Schuster began leading the Assessment Office on Monday, March 30, stepping into a role that directly controls property valuations, homestead and farmstead exclusion determinations, and the timeline of Union County's ongoing reassessment project. Those processes feed into the tax rolls that municipal governments and school districts use to calculate what property owners owe each year.

Duncheskie's retirement closes a long chapter for the county's assessment operations. By choosing Schuster from within the department rather than conducting an outside search, commissioners signaled a preference for continuity: someone who already knows the parcel data, the mapping systems, and the field-level work of establishing property values across Union County's municipalities.

For property owners, the near-term expectation is operational stability. Routine assessment functions, including property record maintenance, appeal processing, and homestead and farmstead filings, will continue under established procedures. The larger question is whether Schuster will announce any updates to the reassessment timeline or valuation methodology, two issues that municipal finance officers and school district administrators track closely because assessment decisions directly determine their revenue.
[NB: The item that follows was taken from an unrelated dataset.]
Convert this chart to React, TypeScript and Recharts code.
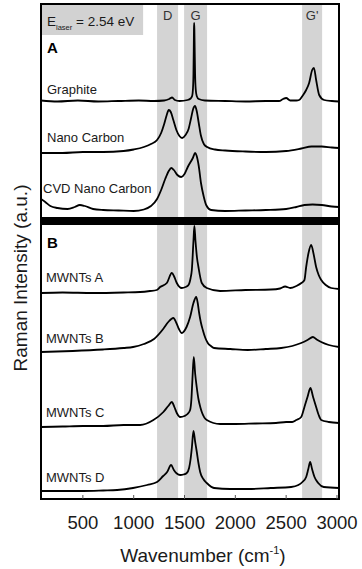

The county's reassessment project has been underway for several years; its schedule and any methodology adjustments under new leadership are likely among the first policy questions Schuster will face from local government stakeholders.

Taxpayers who want to verify their current property record, check on a pending appeal, or confirm homestead or farmstead exclusion status should monitor the Assessment Office's public postings and the commissioners' published meeting minutes, where operational updates and deadlines will appear first. Schuster now sets that calendar, and any changes to appeal windows or reassessment notices will flow directly from her office.